4月は入社式や人事異動など人の出入りの激しい時期だ。入社式という奇妙な儀式は、本邦独特の企業文化の象徴と言ってもいい。着慣れないスーツに身を包んだフレッシュな若人が時に期待に笑みを浮かべ、時に不安げな表情を見せる光景を見るたび、もう働くようになってから久しいというのに、複雑な思いが心中を去来する。

思えばそれはわたしが大学の就職活動でしくじり、公務員試験にも受からず、大多数の同年代からあぶれたことに端を発する。結局わたしはこのことを契機として精神を病み、そこに家庭の事情も重なり、休学と留年を経験することになった。大学は卒業したものの、卒業式には出席しないまま。高望みして運よく受かり、奨学金を借りてなんとか卒業した、一応世間一般では名門と言われている大学なのに。

大学を卒業したはいいものの、卒業から3年半、フリーター生活を送った。フリーターとしてアルバイト生活を送るというと、社員の責任から解放された気楽なライフスタイルに見えるが、精神的には針の筵の日々だった。時にはパワハラめいた仕打ちも受けたが、今回の記事の本題ではないため、ここではこれ以上触れない。

それはともかく、アウトサイダーとなったわたしは、入社式というものに忸怩たる思いを抱かずにはいられないのかもしれない。

職場もいろいろ

一方でわたしは入社から半年を迎えた。その間にいろいろあったが、職場では知識もスキルも半人前なのにもかかわらず、丁重な扱いを受けていてありがたく思っている。いや、それどころか足を引っ張って申し訳なく思うくらいに恐縮している。

どれくらい丁重かというと、たとえば今のわたしは現場のリーダーの下で働いているが、リーダーの指示や依頼を受けてその内容を勘違いして作業を進めたときに「こちらの伝え方が良くなかったかもしれない」と相手の方から反省してくるくらいだ。これではきちんと相違なく意図を汲んで作業しないと本当に申し訳ない。

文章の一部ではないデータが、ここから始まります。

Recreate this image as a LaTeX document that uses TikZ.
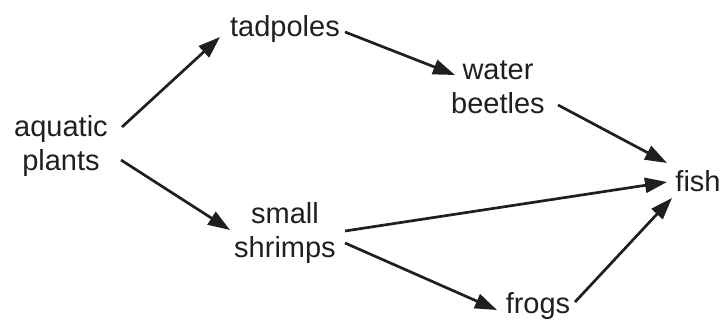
\documentclass[tikz,border=0pt]{standalone}
\usepackage{fontspec}
\setmainfont{Liberation Sans}
\usetikzlibrary{arrows.meta}
\begin{document}
\begin{tikzpicture}[x=1pt,y=-1pt,
  lbl/.style={align=center,inner sep=0pt,font=\fontsize{29}{34}\selectfont,text=black!88},
  link/.style={line width=2.7pt,draw=black!88,-{Triangle[length=22pt,width=15pt]}}]
\useasboundingbox (0,0) rectangle (725,329);
\node[lbl] (A) at (61,146) {aquatic\\plants};
\node[lbl] (T) at (285,29) {tadpoles};
\node[lbl] (B) at (498,87) {water\\beetles};
\node[lbl] (F) at (698,181) {fish};
\node[lbl] (S) at (285,233) {small\\shrimps};
\node[lbl] (R) at (538,306) {frogs};
\draw[link] ([shift={(61,-19)}]A.center) -- ([shift={(-65,8)}]T.center);
\draw[link] ([shift={(60,14)}]A.center) -- ([shift={(-55,-3)}]S.center);
\draw[link] ([shift={(60,3)}]T.center) -- ([shift={(-43,-12)}]B.center);
\draw[link] ([shift={(60,18)}]B.center) -- ([shift={(-31,-18)}]F.center);
\draw[link] ([shift={(60,-2)}]S.center) -- ([shift={(-31,1)}]F.center);
\draw[link] ([shift={(60,10)}]S.center) -- ([shift={(-41,4)}]R.center);
\draw[link] ([shift={(37,-4)}]R.center) -- ([shift={(-26,17)}]F.center);
\end{tikzpicture}
\end{document}
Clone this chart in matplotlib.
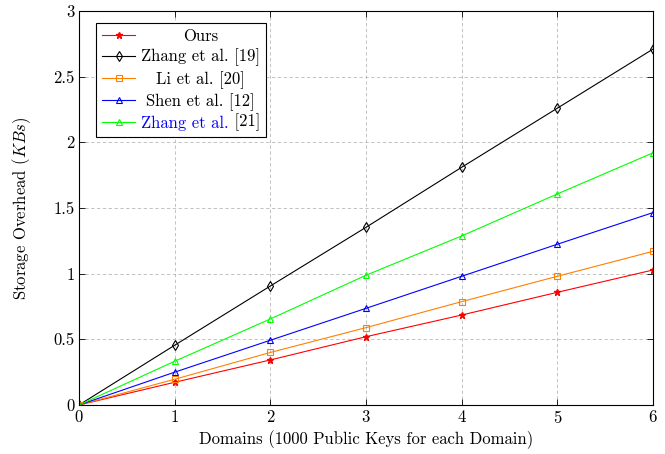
import matplotlib
matplotlib.use("Agg")
import matplotlib.pyplot as plt

# --- Data ---
domains = [0, 1, 2, 3, 4, 5, 6]
ours = [0, 0.173, 0.343, 0.52, 0.685, 0.858, 1.028]
zhang19 = [0, 0.455, 0.906, 1.353, 1.81, 2.26, 2.71]
li20 = [0, 0.196, 0.40, 0.589, 0.787, 0.98, 1.17]
shen12 = [0, 0.25, 0.493, 0.736, 0.98, 1.224, 1.465]
zhang21 = [0, 0.333, 0.655, 0.988, 1.287, 1.607, 1.92]

labels = ["Ours", "Zhang et al. [19]", "Li et al. [20]", "Shen et al. [12]", "Zhang et al. [21]"]
yticks = [0, 0.5, 1, 1.5, 2, 2.5, 3]

# --- Style: computer modern like pgfplots ---
plt.rcParams["font.family"] = "serif"
plt.rcParams["font.serif"] = ["cmr10"]
plt.rcParams["mathtext.fontset"] = "cm"
plt.rcParams["axes.formatter.use_mathtext"] = True
plt.rcParams["font.size"] = 12

fig = plt.figure(figsize=(6.65, 4.54), dpi=100)
ax = fig.add_axes([79 / 665, 49 / 454, 574 / 665, 394 / 454])

ax.plot(domains, ours, color="red", marker="*", ms=5, lw=0.8, label=labels[0])
ax.plot(domains, zhang19, color="black", marker="d", ms=5, mfc="none", mew=0.8, lw=0.8, label=labels[1])
ax.plot(domains, li20, color=(1, 0.5, 0), marker="s", ms=5, mfc="none", mew=0.8, lw=0.8, label=labels[2])
ax.plot(domains, shen12, color="blue", marker="^", ms=5, mfc="none", mew=0.8, lw=0.8, label=labels[3])
ax.plot(domains, zhang21, color=(0, 1, 0), marker="^", ms=5, mfc="none", mew=0.8, lw=0.8, label=labels[4])

ax.set_xlim(0, 6)
ax.set_ylim(0, 3)
ax.set_xticks(domains)
ax.set_yticks(yticks)
ax.set_yticklabels(["0", "0.5", "1", "1.5", "2", "2.5", "3"])
ax.tick_params(direction="in", top=True, right=True, length=4, width=0.6, pad=3)
ax.grid(True, color="0.72", ls=(0, (4, 3)), lw=0.6)
for s in ax.spines.values():
    s.set_linewidth(0.8)

ax.set_xlabel("Domains (1000 Public Keys for each Domain)", labelpad=3)
ax.set_ylabel("Storage Overhead ($KBs$)", labelpad=15)

# --- Legend with centred labels ---
leg = ax.legend(loc="upper left", bbox_to_anchor=(0.03, 0.97), borderaxespad=0,
                fancybox=False, edgecolor="black", framealpha=1, handlelength=2,
                handletextpad=0.35, labelspacing=0.28, borderpad=0.35)
leg.get_frame().set_linewidth(0.8)

renderer = fig.canvas.get_renderer()
texts = leg.get_texts()
widths = [t.get_window_extent(renderer).width for t in texts]
wmax = max(widths)
for t, w in zip(texts, widths):
    t.set_x((wmax - w) / 2)

# last entry: author part in blue, reference in black
last = texts[-1]
last.set_text("Zhang et al.")
last.set_color("blue")
ax.annotate(" [21]", xy=(1, 0), xycoords=last, ha="left", va="bottom",
            fontsize=12, zorder=10, annotation_clip=False)

fig.savefig("out.png", dpi=100)
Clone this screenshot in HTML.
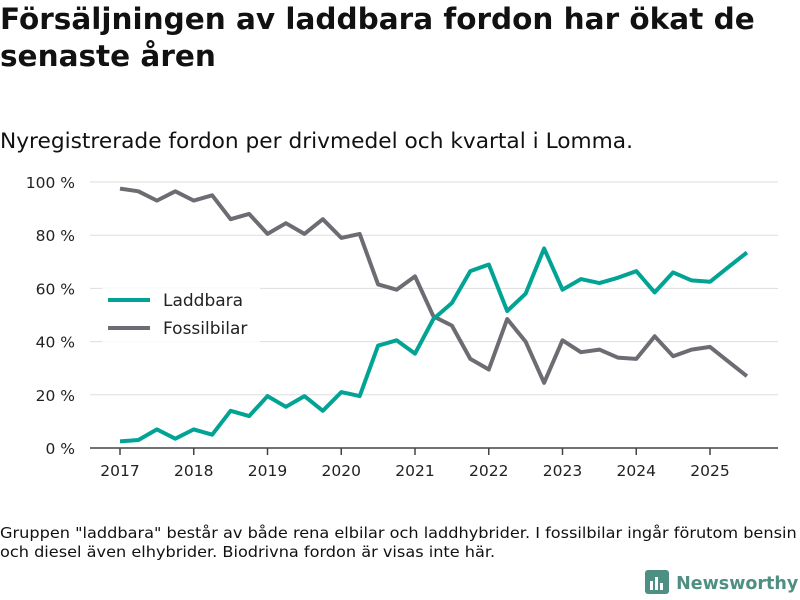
<!DOCTYPE html>
<html><head><meta charset="utf-8"><style>
body{margin:0;background:#fff;font-family:"DejaVu Sans","Liberation Sans",sans-serif;color:#111}
#wrap{position:relative;width:800px;height:600px;overflow:hidden}
h1{position:absolute;left:0;top:1px;margin:0;font-size:29.5px;line-height:37px;font-weight:bold;width:800px;white-space:nowrap}
.sub{position:absolute;left:0;top:129px;font-size:21.7px;white-space:nowrap}
.note{position:absolute;left:0;top:524px;font-size:15px;line-height:19px;white-space:nowrap;transform:scaleX(1.075);transform-origin:0 0}
.logo{position:absolute;left:644px;top:569px;font-size:17.5px;font-weight:bold;color:#4e8f84;white-space:nowrap}
</style></head><body>
<div id="wrap">
<h1>Försäljningen av laddbara fordon har ökat de<br>senaste åren</h1>
<div class="sub">Nyregistrerade fordon per drivmedel och kvartal i Lomma.</div>
<svg id="chart" width="800" height="600" style="position:absolute;left:0;top:0"></svg>
<div class="note">Gruppen "laddbara" består av både rena elbilar och laddhybrider. I fossilbilar ingår förutom bensin<br>och diesel även elhybrider. Biodrivna fordon är visas inte här.</div>
<div class="logo"><svg width="26" height="26" style="vertical-align:-6px"><rect x="1" y="1" width="24" height="24" rx="3" fill="#4e8f84"/><rect x="6" y="12" width="3" height="9" fill="#fff"/><rect x="11" y="8" width="3" height="13" fill="#fff"/><rect x="16" y="14" width="3" height="7" fill="#fff"/></svg> Newsworthy</div>
</div>
<script>
const years=[2017,2018,2019,2020,2021,2022,2023,2024,2025];
const yTicks=[0,20,40,60,80,100];
const laddbara=[2.5,3,7,3.5,7,5,14,12,19.5,15.5,19.5,14,21,19.5,38.5,40.5,35.5,48.5,54.5,66.5,69,51.5,58,75,59.5,63.5,62,64,66.5,58.5,66,63,62.5,68,73.5];
const fossil=[97.5,96.5,93,96.5,93,95,86,88,80.5,84.5,80.5,86,79,80.5,61.5,59.5,64.5,49.5,46,33.5,29.5,48.5,40,24.5,40.5,36,37,34,33.5,42,34.5,37,38,32.5,27];
const svg=document.getElementById('chart');const NS='http://www.w3.org/2000/svg';
const X=t=>120+(t-2017)*73.75, Y=v=>448-v*2.66;
function mk(tag,a){const e=document.createElementNS(NS,tag);for(const k in a)e.setAttribute(k,a[k]);svg.appendChild(e);return e;}
yTicks.forEach(v=>{
 if(v>0){const g=mk('line',{x1:90,x2:778,y1:Y(v),y2:Y(v),stroke:'#ddd','stroke-width':1});
 
 }
 const t=mk('text',{x:75,y:Y(v)+6,'text-anchor':'end','font-size':15.5,fill:'#222','font-family':'DejaVu Sans,sans-serif'});
 t.textContent=v+' %';
 
 
});
const ax=mk('line',{x1:90,x2:778,y1:448,y2:448,stroke:'#444','stroke-width':1.5});


years.forEach(yr=>{
 const tk=mk('line',{x1:X(yr),x2:X(yr),y1:448,y2:455,stroke:'#444','stroke-width':1.5});
 
 
 const t=mk('text',{x:X(yr),y:476,'text-anchor':'middle','font-size':15.5,fill:'#222','font-family':'DejaVu Sans,sans-serif'});
 t.textContent=yr;
 
 
});
function line(arr,col,name){
 const d=arr.map((v,i)=>(i?'L':'M')+X(2017+i/4).toFixed(1)+','+Y(v).toFixed(1)).join('');
 const p=mk('path',{d:d,fill:'none',stroke:col,'stroke-width':4,'stroke-linejoin':'round'});
 
 
}
line(fossil,'#6e6c72','fossilbilar-line');
line(laddbara,'#00a394','laddbara-line');
const lb=mk('rect',{x:102,y:288,width:158,height:54,fill:'#fff',opacity:0.9});


[['Laddbara','#00a394',300],['Fossilbilar','#6e6c72',328]].forEach(([n,c,y])=>{
 const l=mk('line',{x1:108,x2:150,y1:y,y2:y,stroke:c,'stroke-width':4});
 
 
 const t=mk('text',{x:163,y:y+6,'font-size':17,fill:'#222','font-family':'DejaVu Sans,sans-serif'});
 t.textContent=n;
 
 
});
</script>
</body></html>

昔の職場で同じようにしくじったら「何やってんだ!」と怒号が飛んできてもおかしくないだろうし、せいぜい「次からは気を付けてね」とどこか他人事のように言われるくらいが関の山だっただろう。

今の会社に就職したことで年収が100万円ほども増えた(増える見込みだ)が、仕事の大変さは変わらないし職場の雰囲気や人間関係も良好だし、新しい業務経験やスキル、知識も身につけられる。はっきり言って転職してからいいことしかない。9年前に入社した前の会社は未経験のわたしを雇ってくれたことには感謝しているが、長居するようなところではなかった、と悔やんでいる。

前の会社での4つの現場のうち2つは、反りが合わない人がいて早期に現場を離れることになった。一人は「ここで通用しないなら他ではやっていけないぞ」「エンジニア35歳定年説って知ってるか」みたいなお説教が好きなロートルに、何をするにもマニュアルや手順書を杓子定規に守ったりリーダーの許可を得ないと動けないマニュアル人間。

特に後者の現場ではミスがミスを呼ぶ悪循環が続き、精神的に不安定になり、精神科で適応障害を患っていたことが発覚。1つは長く続いたが、悪い意味で男子校的な職場で、まともな現場は4つめの現場の1つだけだった。

そういう環境から今の職場は環境がかなり恵まれているように思う。人生いろいろ、職場もいろいろである。